The plan specifically focuses on detection and rapid response to potential influenza pandemic. It must account for influenza surveillance, response to emergencies, provision of vaccine, laboratory and communication system, and multiple stakeholder involvement during responses (Samaan, McPherson, & Partridge, 2013).

Pre-tests and posttests will be conducted to determine the effectiveness of the plan of action while feedback would be used to improve it.


Influenza is common in Florida because of its geographic and demographic features. It leads to deaths, hospitalization and costs millions of dollars in medical care for any season. Thus, it is imperative to identify at-risk individuals through rapid screening and diagnosis and then interventions must be applied. Effective plan of action is required to guide intervention activities.


Centers for Disease Control and Prevention. (2015). Guidance for Clinicians on the Use of Rapid Influenza Diagnostic Tests. Web.

Chartrand, C., Leeflang, M. M., Minion, J., Brewer, T., & Pai, M. (2012). Accuracy of Rapid Influenza Diagnostic Tests: A Meta-analysis. Annals of Internal Medicine, 156(7), 500-511. Web.

Florida Department of Health. (2015). Influenza. Web.

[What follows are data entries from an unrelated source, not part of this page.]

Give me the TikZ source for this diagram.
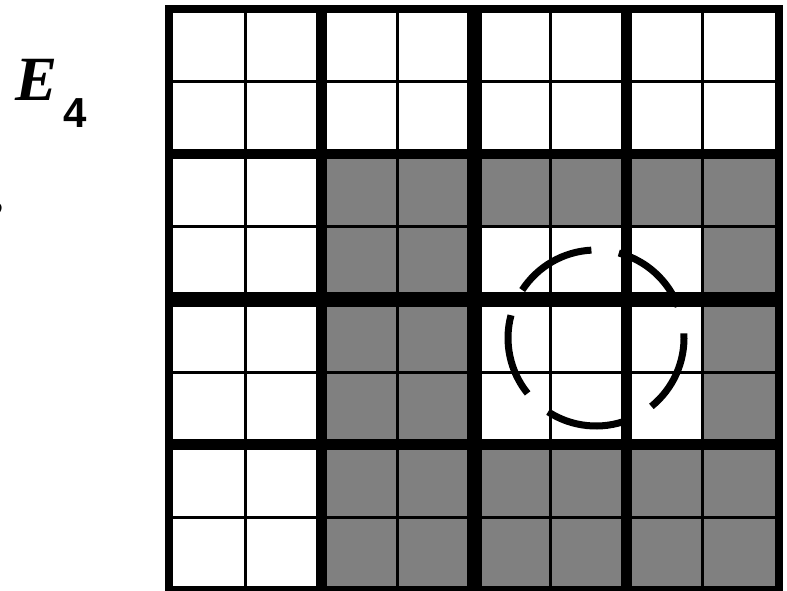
\documentclass[tikz,border=0pt]{standalone}
\usepackage{fontspec}
\setmainfont{Liberation Serif}
\newfontfamily\labsans{Liberation Sans}
\definecolor{cellgray}{HTML}{808080}
\begin{document}
\begin{tikzpicture}[x=1pt,y=-1pt,
  thinline/.style={line width=3pt,line cap=butt},
  thickline/.style={line width=10.5pt,line cap=butt},
  midline/.style={line width=15pt,line cap=butt},
  outerline/.style={line width=7.7pt},
  circarc/.style={line width=7pt,line cap=butt}]
\useasboundingbox (0,0) rectangle (787,590);
\def\xo{169}\def\yo{9}\def\cw{76.25}\def\ch{72.6}
% shading
\fill[cellgray] ({\xo+2*\cw},{\yo+2*\ch}) rectangle ({\xo+8*\cw},{\yo+8*\ch});
\fill[white] ({\xo+4*\cw},{\yo+3*\ch}) rectangle ({\xo+7*\cw},{\yo+6*\ch});
% thin lines
\foreach \i in {1,3,5,7}{
  \draw[thinline] ({\xo+\i*\cw},\yo) -- ({\xo+\i*\cw},{\yo+8*\ch});
  \draw[thinline] (\xo,{\yo+\i*\ch}) -- ({\xo+8*\cw},{\yo+\i*\ch});
}
% thick lines
\foreach \i in {2,6}{
  \draw[thickline] ({\xo+\i*\cw},\yo) -- ({\xo+\i*\cw},{\yo+8*\ch});
  \draw[thickline] (\xo,{\yo+\i*\ch}) -- ({\xo+8*\cw},{\yo+\i*\ch});
}
\draw[midline] ({\xo+4*\cw},\yo) -- ({\xo+4*\cw},{\yo+8*\ch});
\draw[midline] (\xo,{\yo+4*\ch}) -- ({\xo+8*\cw},{\yo+4*\ch});
\draw[outerline] (\xo,\yo) rectangle ({\xo+8*\cw},{\yo+8*\ch});
% dashed circle
\coordinate (cc) at (596,338);
\foreach \s in {-51,21,93,165,237}{
  \draw[circarc] ([shift={(-\s:88)}]cc) arc[start angle=-\s, end angle={-\s-54}, radius=88];
}
% labels
\node[anchor=base west,inner sep=0pt] (E) at (15,100) {\fontsize{63}{63}\selectfont\bfseries\itshape E};
\node[anchor=base west,inner sep=0pt] (four) at (63,127) {\fontsize{42}{42}\selectfont\labsans\bfseries 4};
\node[anchor=base east,inner sep=0pt] (frag) at (4,231) {\fontsize{63}{63}\selectfont\bfseries\itshape e};
\end{tikzpicture}
\end{document}
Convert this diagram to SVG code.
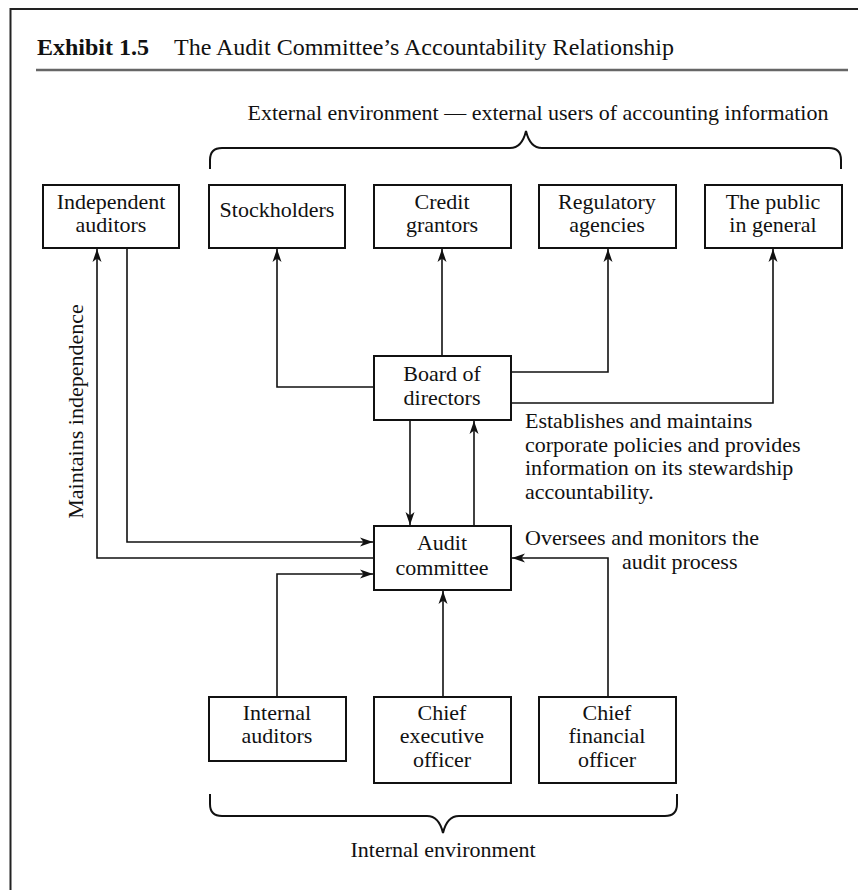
<svg xmlns="http://www.w3.org/2000/svg" width="858" height="890" viewBox="0 0 858 890">
<defs>
<style>
text{font-family:"Liberation Serif","Times New Roman",serif;font-size:22px;fill:#111}
.c{text-anchor:middle}
.box{fill:#fff;stroke:#111;stroke-width:2}
.ln{fill:none;stroke:#111;stroke-width:1.6}
.br{fill:none;stroke:#111;stroke-width:2}
.t{font-size:24px}
</style>
<marker id="arr" viewBox="-14 -6 15 12" refX="0" refY="0" markerWidth="15" markerHeight="12" orient="auto" markerUnits="userSpaceOnUse">
<path d="M0,0 L-13,-4.5 L-9.5,0 L-13,4.5 Z" fill="#111"/>
</marker>
</defs>
<rect width="858" height="890" fill="#fff"/>
<g id="frame">
<path d="M10.5,890 V9 H858" fill="none" stroke="#222" stroke-width="2"/>
<line x1="36" y1="70" x2="848" y2="70" stroke="#666" stroke-width="2.5"/>
<text class="t" x="37" y="55" font-weight="bold">Exhibit 1.5</text>
<text class="t" x="174" y="55">The Audit Committee’s Accountability Relationship</text>
</g>
<g id="external-brace">
<text x="538" y="120" class="c">External environment — external users of accounting information</text>
<path class="br" d="M210,169 V160 Q210,148 222,148 H510 Q522,148 526,131 Q530,148 542,148 H829 Q841,148 841,160 V169"/>
</g>
<g id="internal-brace">
<path class="br" d="M210,794 V804 Q210,816 222,816 H427 Q439,816 443,833 Q447,816 459,816 H665 Q677,816 677,804 V794"/>
<text x="443" y="857" class="c">Internal environment</text>
</g>
<g id="connectors">
<polyline class="ln" points="374,387 277,387 277,249" marker-end="url(#arr)"/>
<polyline class="ln" points="442,356 442,249" marker-end="url(#arr)"/>
<polyline class="ln" points="511,372 608,372 608,249" marker-end="url(#arr)"/>
<polyline class="ln" points="511,403 773,403 773,249" marker-end="url(#arr)"/>
<polyline class="ln" points="410,421 410,525" marker-end="url(#arr)"/>
<polyline class="ln" points="474,526 474,421" marker-end="url(#arr)"/>
<polyline class="ln" points="127,249 127,542 373,542" marker-end="url(#arr)"/>
<polyline class="ln" points="374,558 97,558 97,249" marker-end="url(#arr)"/>
<polyline class="ln" points="277,697 277,574 373,574" marker-end="url(#arr)"/>
<polyline class="ln" points="443,697 443,591" marker-end="url(#arr)"/>
<polyline class="ln" points="608,697 608,558 512,558" marker-end="url(#arr)"/>
</g>
<g id="n-independent"><rect class="box" x="43" y="185" width="136" height="63"/><text class="c" x="111" y="209">Independent</text><text class="c" x="111" y="232">auditors</text></g>
<g id="n-stockholders"><rect class="box" x="209" y="185" width="136" height="63"/><text class="c" x="277" y="217">Stockholders</text></g>
<g id="n-credit"><rect class="box" x="374" y="185" width="137" height="63"/><text class="c" x="442" y="209">Credit</text><text class="c" x="442" y="232">grantors</text></g>
<g id="n-regulatory"><rect class="box" x="539" y="185" width="137" height="63"/><text class="c" x="607" y="209">Regulatory</text><text class="c" x="607" y="232">agencies</text></g>
<g id="n-public"><rect class="box" x="705" y="185" width="137" height="63"/><text class="c" x="773" y="209">The public</text><text class="c" x="773" y="232">in general</text></g>
<g id="n-board"><rect class="box" x="374" y="356" width="137" height="64"/><text class="c" x="442" y="381">Board of</text><text class="c" x="442" y="405">directors</text></g>
<g id="n-audit"><rect class="box" x="374" y="526" width="137" height="64"/><text class="c" x="442" y="550">Audit</text><text class="c" x="442" y="575">committee</text></g>
<g id="n-internal"><rect class="box" x="209" y="697" width="137" height="64"/><text class="c" x="277" y="720">Internal</text><text class="c" x="277" y="743">auditors</text></g>
<g id="n-ceo"><rect class="box" x="374" y="697" width="137" height="86"/><text class="c" x="442" y="720">Chief</text><text class="c" x="442" y="743">executive</text><text class="c" x="442" y="767">officer</text></g>
<g id="n-cfo"><rect class="box" x="539" y="697" width="137" height="86"/><text class="c" x="607" y="720">Chief</text><text class="c" x="607" y="743">financial</text><text class="c" x="607" y="767">officer</text></g>
<g id="labels">
<text class="c" transform="translate(83,411.5) rotate(-90)">Maintains independence</text>
<text x="525" y="428">Establishes and maintains</text>
<text x="525" y="452">corporate policies and provides</text>
<text x="525" y="475">information on its stewardship</text>
<text x="525" y="499">accountability.</text>
<text x="525" y="545">Oversees and monitors the</text>
<text x="622" y="569">audit process</text>
</g>
</svg>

Jutel, A. (2010). Self-Diagnosis: A Discursive Systematic Review of the Medical Literature. Journal of Participatory Medicine, 2, e8.

Murane, E. T. (2013). Influenza: A Comprehensive Review. Sacramento, California: NetCE.

Samaan, G., McPherson, M., & Partridge, J. (2013). A Review of the Evidence to Support Influenza Vaccine Introduction in Countries and Areas of WHO’s Western Pacific Region. PLoS ONE, 8(7), e70003. Web.